__Provided data__:
────────────────────────────────────────

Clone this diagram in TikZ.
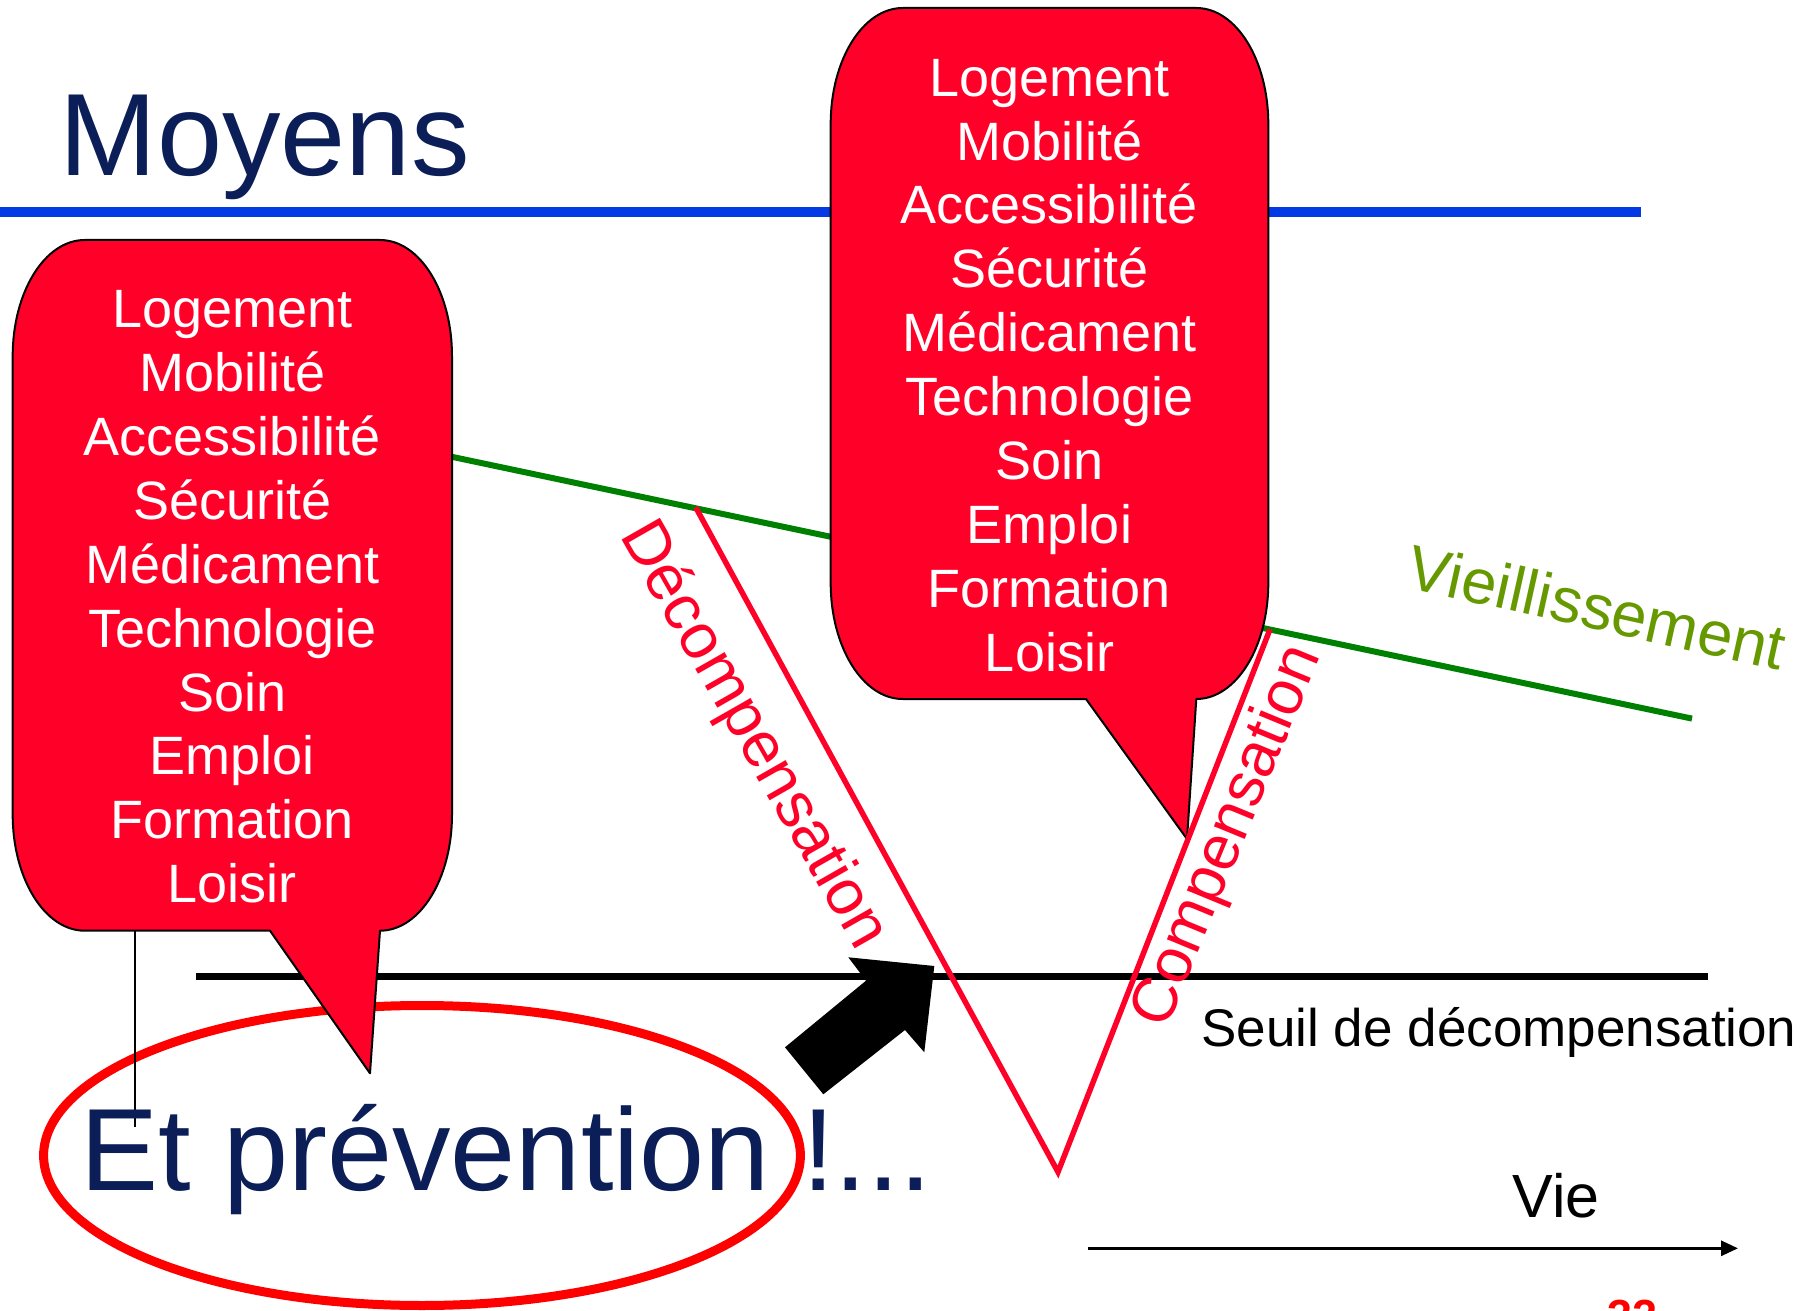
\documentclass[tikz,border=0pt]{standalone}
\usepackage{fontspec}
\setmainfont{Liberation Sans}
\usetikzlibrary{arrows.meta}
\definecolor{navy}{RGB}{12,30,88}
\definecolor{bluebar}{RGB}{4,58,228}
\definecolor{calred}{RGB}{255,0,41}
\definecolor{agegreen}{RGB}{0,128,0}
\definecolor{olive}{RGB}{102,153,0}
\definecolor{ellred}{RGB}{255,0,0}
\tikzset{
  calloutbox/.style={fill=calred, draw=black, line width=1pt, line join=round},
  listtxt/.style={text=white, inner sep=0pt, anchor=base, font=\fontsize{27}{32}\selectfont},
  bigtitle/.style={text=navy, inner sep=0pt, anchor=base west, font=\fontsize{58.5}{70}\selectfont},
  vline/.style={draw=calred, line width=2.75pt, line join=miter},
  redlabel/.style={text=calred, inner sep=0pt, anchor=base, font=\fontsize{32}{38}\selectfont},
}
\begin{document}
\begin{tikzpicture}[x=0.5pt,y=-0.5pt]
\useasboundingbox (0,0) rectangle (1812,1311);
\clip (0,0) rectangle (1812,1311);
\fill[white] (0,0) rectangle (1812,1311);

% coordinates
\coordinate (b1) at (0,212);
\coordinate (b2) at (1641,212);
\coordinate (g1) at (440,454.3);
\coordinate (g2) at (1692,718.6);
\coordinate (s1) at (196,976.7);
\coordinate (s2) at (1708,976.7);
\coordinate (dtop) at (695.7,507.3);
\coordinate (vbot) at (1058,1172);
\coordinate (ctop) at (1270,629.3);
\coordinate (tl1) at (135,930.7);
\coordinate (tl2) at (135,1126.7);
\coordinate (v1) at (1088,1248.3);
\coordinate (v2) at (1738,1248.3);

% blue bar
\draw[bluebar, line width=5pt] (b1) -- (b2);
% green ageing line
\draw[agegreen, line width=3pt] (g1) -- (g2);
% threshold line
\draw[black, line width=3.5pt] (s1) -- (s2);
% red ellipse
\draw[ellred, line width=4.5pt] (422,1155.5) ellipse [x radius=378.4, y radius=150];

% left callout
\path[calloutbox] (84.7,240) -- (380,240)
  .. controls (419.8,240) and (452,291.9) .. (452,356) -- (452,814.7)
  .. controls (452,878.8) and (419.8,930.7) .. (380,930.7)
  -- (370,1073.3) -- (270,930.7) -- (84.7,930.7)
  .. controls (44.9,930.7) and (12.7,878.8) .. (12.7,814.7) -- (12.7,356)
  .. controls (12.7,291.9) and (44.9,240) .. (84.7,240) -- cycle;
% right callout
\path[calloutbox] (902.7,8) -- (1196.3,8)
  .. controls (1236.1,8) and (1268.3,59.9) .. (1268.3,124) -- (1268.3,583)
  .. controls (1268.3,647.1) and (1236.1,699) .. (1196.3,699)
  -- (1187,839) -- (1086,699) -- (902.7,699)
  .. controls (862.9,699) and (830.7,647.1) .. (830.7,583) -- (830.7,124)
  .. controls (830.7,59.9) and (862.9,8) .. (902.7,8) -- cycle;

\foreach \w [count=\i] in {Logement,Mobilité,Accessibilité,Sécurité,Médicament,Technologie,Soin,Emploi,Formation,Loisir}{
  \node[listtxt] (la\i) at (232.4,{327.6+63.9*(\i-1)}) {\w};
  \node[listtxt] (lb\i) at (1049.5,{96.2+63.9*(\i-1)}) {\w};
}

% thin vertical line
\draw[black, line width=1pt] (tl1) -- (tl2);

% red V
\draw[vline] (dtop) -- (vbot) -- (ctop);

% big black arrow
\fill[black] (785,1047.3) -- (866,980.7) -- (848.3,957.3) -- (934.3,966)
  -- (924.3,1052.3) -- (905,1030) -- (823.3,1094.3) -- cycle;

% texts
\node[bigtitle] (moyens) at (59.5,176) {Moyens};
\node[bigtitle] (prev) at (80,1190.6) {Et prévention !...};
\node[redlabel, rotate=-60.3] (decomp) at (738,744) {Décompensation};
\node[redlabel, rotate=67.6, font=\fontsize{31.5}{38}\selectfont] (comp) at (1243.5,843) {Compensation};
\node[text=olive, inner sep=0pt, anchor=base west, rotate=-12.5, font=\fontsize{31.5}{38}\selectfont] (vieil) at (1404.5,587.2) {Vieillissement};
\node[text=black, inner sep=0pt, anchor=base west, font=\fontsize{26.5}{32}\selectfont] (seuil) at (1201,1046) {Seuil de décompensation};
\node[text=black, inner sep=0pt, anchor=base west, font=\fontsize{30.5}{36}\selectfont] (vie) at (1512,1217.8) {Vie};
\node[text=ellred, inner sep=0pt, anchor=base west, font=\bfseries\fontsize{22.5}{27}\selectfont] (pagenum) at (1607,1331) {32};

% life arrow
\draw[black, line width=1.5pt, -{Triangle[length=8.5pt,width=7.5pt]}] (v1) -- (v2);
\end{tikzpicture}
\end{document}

────────────────────────────────────────

__Required work__:
Set down all the data again exactly as above, pictures excluded.

__Response to this task__:
Clone this diagram in TikZ.
\documentclass[tikz,border=0pt]{standalone}
\usepackage{fontspec}
\setmainfont{Liberation Sans}
\usetikzlibrary{arrows.meta}
\definecolor{navy}{RGB}{12,30,88}
\definecolor{bluebar}{RGB}{4,58,228}
\definecolor{calred}{RGB}{255,0,41}
\definecolor{agegreen}{RGB}{0,128,0}
\definecolor{olive}{RGB}{102,153,0}
\definecolor{ellred}{RGB}{255,0,0}
\tikzset{
  calloutbox/.style={fill=calred, draw=black, line width=1pt, line join=round},
  listtxt/.style={text=white, inner sep=0pt, anchor=base, font=\fontsize{27}{32}\selectfont},
  bigtitle/.style={text=navy, inner sep=0pt, anchor=base west, font=\fontsize{58.5}{70}\selectfont},
  vline/.style={draw=calred, line width=2.75pt, line join=miter},
  redlabel/.style={text=calred, inner sep=0pt, anchor=base, font=\fontsize{32}{38}\selectfont},
}
\begin{document}
\begin{tikzpicture}[x=0.5pt,y=-0.5pt]
\useasboundingbox (0,0) rectangle (1812,1311);
\clip (0,0) rectangle (1812,1311);
\fill[white] (0,0) rectangle (1812,1311);

% coordinates
\coordinate (b1) at (0,212);
\coordinate (b2) at (1641,212);
\coordinate (g1) at (440,454.3);
\coordinate (g2) at (1692,718.6);
\coordinate (s1) at (196,976.7);
\coordinate (s2) at (1708,976.7);
\coordinate (dtop) at (695.7,507.3);
\coordinate (vbot) at (1058,1172);
\coordinate (ctop) at (1270,629.3);
\coordinate (tl1) at (135,930.7);
\coordinate (tl2) at (135,1126.7);
\coordinate (v1) at (1088,1248.3);
\coordinate (v2) at (1738,1248.3);

% blue bar
\draw[bluebar, line width=5pt] (b1) -- (b2);
% green ageing line
\draw[agegreen, line width=3pt] (g1) -- (g2);
% threshold line
\draw[black, line width=3.5pt] (s1) -- (s2);
% red ellipse
\draw[ellred, line width=4.5pt] (422,1155.5) ellipse [x radius=378.4, y radius=150];

% left callout
\path[calloutbox] (84.7,240) -- (380,240)
  .. controls (419.8,240) and (452,291.9) .. (452,356) -- (452,814.7)
  .. controls (452,878.8) and (419.8,930.7) .. (380,930.7)
  -- (370,1073.3) -- (270,930.7) -- (84.7,930.7)
  .. controls (44.9,930.7) and (12.7,878.8) .. (12.7,814.7) -- (12.7,356)
  .. controls (12.7,291.9) and (44.9,240) .. (84.7,240) -- cycle;
% right callout
\path[calloutbox] (902.7,8) -- (1196.3,8)
  .. controls (1236.1,8) and (1268.3,59.9) .. (1268.3,124) -- (1268.3,583)
  .. controls (1268.3,647.1) and (1236.1,699) .. (1196.3,699)
  -- (1187,839) -- (1086,699) -- (902.7,699)
  .. controls (862.9,699) and (830.7,647.1) .. (830.7,583) -- (830.7,124)
  .. controls (830.7,59.9) and (862.9,8) .. (902.7,8) -- cycle;

\foreach \w [count=\i] in {Logement,Mobilité,Accessibilité,Sécurité,Médicament,Technologie,Soin,Emploi,Formation,Loisir}{
  \node[listtxt] (la\i) at (232.4,{327.6+63.9*(\i-1)}) {\w};
  \node[listtxt] (lb\i) at (1049.5,{96.2+63.9*(\i-1)}) {\w};
}

% thin vertical line
\draw[black, line width=1pt] (tl1) -- (tl2);

% red V
\draw[vline] (dtop) -- (vbot) -- (ctop);

% big black arrow
\fill[black] (785,1047.3) -- (866,980.7) -- (848.3,957.3) -- (934.3,966)
  -- (924.3,1052.3) -- (905,1030) -- (823.3,1094.3) -- cycle;

% texts
\node[bigtitle] (moyens) at (59.5,176) {Moyens};
\node[bigtitle] (prev) at (80,1190.6) {Et prévention !...};
\node[redlabel, rotate=-60.3] (decomp) at (738,744) {Décompensation};
\node[redlabel, rotate=67.6, font=\fontsize{31.5}{38}\selectfont] (comp) at (1243.5,843) {Compensation};
\node[text=olive, inner sep=0pt, anchor=base west, rotate=-12.5, font=\fontsize{31.5}{38}\selectfont] (vieil) at (1404.5,587.2) {Vieillissement};
\node[text=black, inner sep=0pt, anchor=base west, font=\fontsize{26.5}{32}\selectfont] (seuil) at (1201,1046) {Seuil de décompensation};
\node[text=black, inner sep=0pt, anchor=base west, font=\fontsize{30.5}{36}\selectfont] (vie) at (1512,1217.8) {Vie};
\node[text=ellred, inner sep=0pt, anchor=base west, font=\bfseries\fontsize{22.5}{27}\selectfont] (pagenum) at (1607,1331) {32};

% life arrow
\draw[black, line width=1.5pt, -{Triangle[length=8.5pt,width=7.5pt]}] (v1) -- (v2);
\end{tikzpicture}
\end{document}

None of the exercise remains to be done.